- From: Brad Kemper <brad.kemper@gmail.com>
- Date: Mon, 9 Jan 2012 21:19:19 -0800
- To: "Marat Tanalin | tanalin.com" <mtanalin@yandex.ru>
- Cc: Matthew Wilcox <elvendil@gmail.com>, David Singer <singer@apple.com>, "www-style@w3.org list" <www-style@w3.org>
On Jan 9, 2012, at 2:07 PM, Marat Tanalin | tanalin.com <mtanalin@yandex.ru> wrote: > 10.01.2012, 01:59, "Matthew Wilcox" <elvendil@gmail.com>: >>> I think this is backwards; if someone sends styled text, such that the style conveys something useful (else why bother?) those reading in plain text lose something.
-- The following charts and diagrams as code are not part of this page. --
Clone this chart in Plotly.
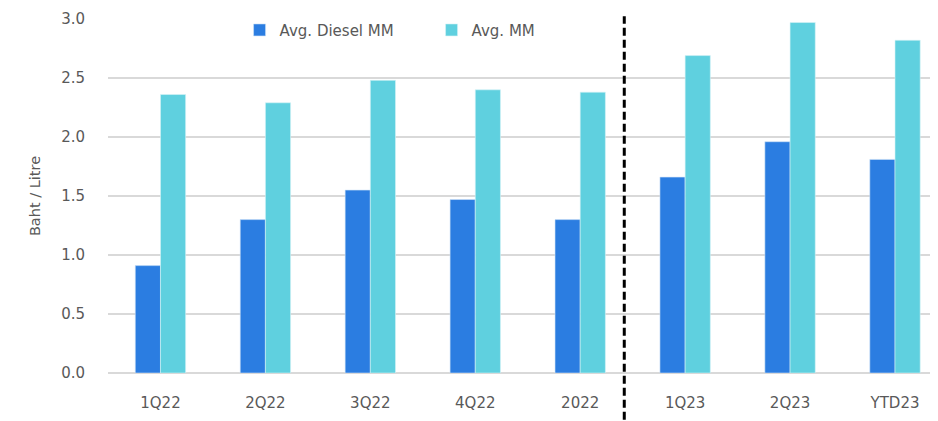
import plotly.graph_objects as go

categories = ["1Q22", "2Q22", "3Q22", "4Q22", "2022", "1Q23", "2Q23", "YTD23"]
diesel_mm = [0.91, 1.30, 1.55, 1.47, 1.30, 1.66, 1.96, 1.81]
avg_mm = [2.36, 2.29, 2.48, 2.40, 2.38, 2.69, 2.97, 2.82]
y_ticks = [0.0, 0.5, 1.0, 1.5, 2.0, 2.5, 3.0]
divider_pos = 4.42

FONT = "'DejaVu Sans', sans-serif"
GRAY = "#595959"

fig = go.Figure()
fig.add_trace(go.Bar(x=list(range(len(categories))), y=diesel_mm, name="Avg. Diesel MM",
                     marker=dict(color="#2B7DE1", line=dict(color="#cfe3f7", width=0.6))))
fig.add_trace(go.Bar(x=list(range(len(categories))), y=avg_mm, name="Avg. MM",
                     marker=dict(color="#5FD0DF", line=dict(color="#d7f3f7", width=0.6))))

fig.add_shape(type="line", xref="x", yref="paper", x0=divider_pos, x1=divider_pos,
              y0=-0.2, y1=1.008, line=dict(color="black", width=3, dash="8px,4px"))

fig.update_layout(
    width=938, height=421,
    margin=dict(l=100, r=0, t=11, b=56),
    paper_bgcolor="white", plot_bgcolor="white",
    barmode="group", bargap=0.52, bargroupgap=0,
    font=dict(family=FONT, size=15, color=GRAY),
    showlegend=True,
    legend=dict(orientation="h", x=0.157, y=1.015, xanchor="left", yanchor="top",
                entrywidth=147, itemwidth=30, font=dict(size=15, color=GRAY),
                bgcolor="rgba(0,0,0,0)"),
    xaxis=dict(tickmode="array", tickvals=list(range(len(categories))), ticktext=categories,
               range=[-0.5, 7.486], showgrid=False, zeroline=False, showline=False,
               ticks="", ticklabelstandoff=19, tickfont=dict(size=15, color=GRAY)),
    yaxis=dict(range=[0, 3.0], tickvals=y_ticks, ticktext=[f"{v:.1f}" for v in y_ticks],
               showgrid=True, gridcolor="#d9d9d9", gridwidth=1.5,
               zeroline=True, zerolinecolor="#d9d9d9", zerolinewidth=1.5,
               ticks="", ticklabelstandoff=22, tickfont=dict(size=15, color=GRAY),
               title=dict(text="Baht / Litre", font=dict(size=14.5, color=GRAY), standoff=17)),
)

fig.write_html("out.html")
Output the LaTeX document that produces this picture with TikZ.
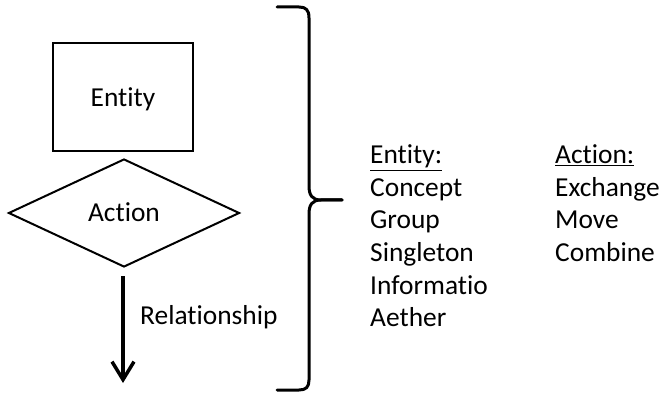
\documentclass[tikz,border=0pt]{standalone}
\usepackage{fontspec}
\setmainfont{Carlito}[Ligatures=NoCommon]
\usetikzlibrary{arrows.meta,shapes.geometric}
\begin{document}
\begin{tikzpicture}[x=1pt,y=-1pt,
  lbl/.style={font=\fontsize{27.4}{32}\selectfont, inner sep=0pt},
  entitybox/.style={draw, line width=2pt, minimum width=140pt, minimum height=108pt, inner sep=0pt},
  actiondiamond/.style={draw, diamond, line width=2pt, aspect=2.15, minimum width=231pt, minimum height=108pt, inner sep=0pt},
  flow/.style={line width=3.8pt, -{Straight Barb[length=18pt,width=22pt,line width=3.5pt]}},
  bracket/.style={line width=3pt, line join=round, line cap=round},
  listitem/.style={lbl, anchor=base west}]
  \useasboundingbox (0,0) rectangle (663,395);

  % flowchart: entity, action, relationship
  \node[entitybox] (entity) at (123,97) {};
  \node[lbl, anchor=base] (entitytxt) at (123,107) {Entity};
  \node[actiondiamond] (action) at (124,213) {};
  \node[lbl, anchor=base] (actiontxt) at (124,222) {Action};
  \coordinate (relstart) at (123,276);
  \coordinate (relend) at (123,383);
  \draw[flow] (relstart) -- (relend);
  \node[listitem] (rel) at (140,324) {Relationship};

  % curly brace
  \coordinate (btop) at (277,7);
  \coordinate (btip) at (342,200);
  \coordinate (bbot) at (277,390);
  \draw[bracket] (btop) -- (299,7) .. controls (306,7) and (309,10) .. (309,18)
    -- (309,186) .. controls (309,195) and (312,200) .. (321,200) -- (btip);
  \draw[bracket] (btip) -- (321,200) .. controls (312,200) and (309,205) .. (309,214)
    -- (309,380) .. controls (309,387) and (306,390) .. (299,390) -- (bbot);

  % entity list
  \node[listitem] (ehead) at (370,164) {\underline{Entity:}};
  \node[listitem] (e1) at (370,196.5) {Concept};
  \node[listitem] (e2) at (370,229) {Group};
  \node[listitem] (e3) at (370,261.5) {Singleton};
  \node[listitem] (e4) at (370,294) {Informatio};
  \node[listitem] (e5) at (370,326.5) {Aether};

  % action list
  \node[listitem] (ahead) at (555,164) {\underline{Action:}};
  \node[listitem] (a1) at (555,196.5) {Exchange};
  \node[listitem] (a2) at (555,229) {Move};
  \node[listitem] (a3) at (555,261.5) {Combine};
\end{tikzpicture}
\end{document}
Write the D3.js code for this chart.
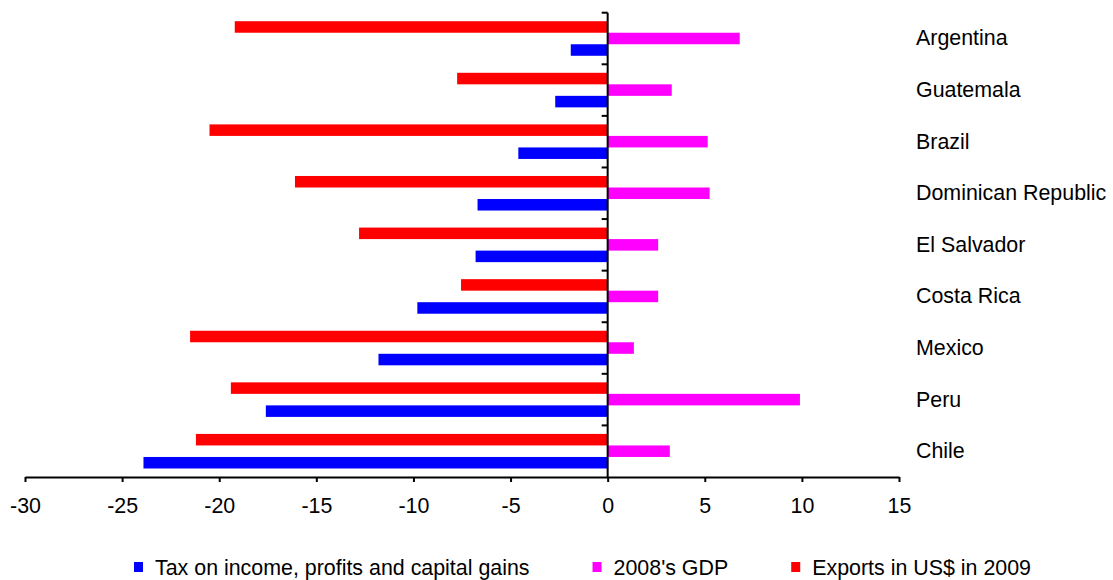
<!DOCTYPE html>
<html>
<head>
<meta charset="utf-8">
<script src="https://cdn.jsdelivr.net/npm/d3@7"></script>
<style>
  body { margin: 0; background: #fff; }
  text { font-family: "Liberation Sans", Arial, sans-serif; font-size: 21.4px; fill: #000; }
</style>
</head>
<body>
<div class="chart"></div>
<script>
var svgWidth = 1113;
var svgHeight = 580;

// chart data
var countries = ["Argentina", "Guatemala", "Brazil", "Dominican Republic", "El Salvador", "Costa Rica", "Mexico", "Peru", "Chile"];
var taxIncome = [-1.9, -2.7, -4.6, -6.7, -6.8, -9.8, -11.8, -17.6, -23.9];
var gdp2008 = [6.8, 3.3, 5.15, 5.25, 2.6, 2.6, 1.35, 9.9, 3.2];
var exports2009 = [-19.2, -7.75, -20.5, -16.1, -12.8, -7.55, -21.5, -19.4, -21.2];
var xTicks = [-30, -25, -20, -15, -10, -5, 0, 5, 10, 15];

var seriesNames = ["Tax on income, profits and capital gains", "2008's GDP", "Exports in US$ in 2009"];
var seriesColors = ["#0000ff", "#ff00ff", "#ff0000"];
var seriesValues = [taxIncome, gdp2008, exports2009];

var svg = d3.select(".chart")
  .append("svg")
  .attr("width", svgWidth)
  .attr("height", svgHeight);

// scales
var xScale = d3.scaleLinear()
  .domain([-30, 15])
  .range([25, 899]);

var yScale = d3.scaleBand()
  .domain(countries)
  .range([12.7, 477])
  .paddingInner(0.33)
  .paddingOuter(0.165);

// bars inside a category, drawn top to bottom: exports, GDP, tax
var subScale = d3.scaleBand()
  .domain([2, 1, 0])
  .range([0, yScale.bandwidth()]);

var rows = [];
countries.forEach(function(c, i) {
  seriesValues.forEach(function(vals, s) {
    rows.push({country: c, series: s, value: vals[i]});
  });
});

svg.append("g")
  .selectAll("rect")
  .data(rows)
  .enter()
  .append("rect")
  .attr("x", d => xScale(Math.min(0, d.value)))
  .attr("width", d => Math.abs(xScale(d.value) - xScale(0)))
  .attr("y", d => yScale(d.country) + subScale(d.series))
  .attr("height", subScale.bandwidth())
  .attr("fill", d => seriesColors[d.series]);

// bottom axis (plain hyphen for negatives)
var bottomAxis = d3.axisBottom(xScale)
  .tickValues(xTicks)
  .tickFormat(d => String(d))
  .tickSize(5)
  .tickPadding(16)
  .tickSizeOuter(0);

var xAxisG = svg.append("g")
  .attr("transform", `translate(0, 477)`)
  .call(bottomAxis);
xAxisG.select(".domain").attr("stroke", "#000").attr("stroke-width", 2);
xAxisG.selectAll(".tick line").attr("stroke", "#000").attr("stroke-width", 2);
xAxisG.selectAll(".tick text")
  .style("font-family", "'Liberation Sans', Arial, sans-serif")
  .style("font-size", "21.4px");

// vertical axis at zero with ticks between categories
var step = yScale.step();
var boundaries = countries.map(c => yScale(c) - step * yScale.paddingInner() / 2);

svg.append("line")
  .attr("x1", xScale(0))
  .attr("x2", xScale(0))
  .attr("y1", boundaries[0])
  .attr("y2", 477)
  .attr("stroke", "#000")
  .attr("stroke-width", 2);

svg.append("g")
  .selectAll("line")
  .data(boundaries)
  .enter()
  .append("line")
  .attr("x1", xScale(0) - 6)
  .attr("x2", xScale(0))
  .attr("y1", d => d)
  .attr("y2", d => d)
  .attr("stroke", "#000")
  .attr("stroke-width", 2);

// country names on the right
svg.append("g")
  .selectAll("text")
  .data(countries)
  .enter()
  .append("text")
  .attr("x", 916)
  .attr("y", d => yScale(d) + yScale.bandwidth() / 2 + 7)
  .text(d => d);

// legend
var legend = svg.append("g");
var lx = 134;
seriesNames.forEach(function(name, i) {
  legend.append("rect")
    .attr("x", lx)
    .attr("y", 562)
    .attr("width", 9)
    .attr("height", 10)
    .attr("fill", seriesColors[i]);
  var t = legend.append("text")
    .attr("x", lx + 21)
    .attr("y", 575)
    .text(name);
  lx = lx + 21 + t.node().getComputedTextLength() + 63;
});
</script>
</body>
</html>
That's the only one of the four cases with semantic loss. >>> >>> You are at liberty to style up my messages as much as you likeĦ :-) >> >> I think that's backwards. Because someone can optionally choose to strip mark-up (and therefore semantics) the entire group should be forced not to be able to add such semantics in the first place? Force everything to the lowest possible common denominator? > > Indeed, it sounds like having to limit sites to IE6 features just because still there are some few people that use it. It's worse than that. Outlook uses the HTML rendering engine from Word 97, that MS describes as being a subset of what IE6 can do. I think it's more like IE4. Imagine if a majority of Web users were browsing the Web on that, with BLOCKQUOTE having more CSS support than DIV, where you couldn't even add padding to a DIV. Would it be a reason for us all to design for the Mosaic browser only, just as equally bad rendering in Outlook (or some other unspecified terrible email client) is one of three reasons David Singer gives for wanting us to stick to text-only and ASCII art on our list? I'd say no; it would be a reason to avoid the Web, not to embrace ASCII Web pages, and CSS3 would still just be a pipe dream.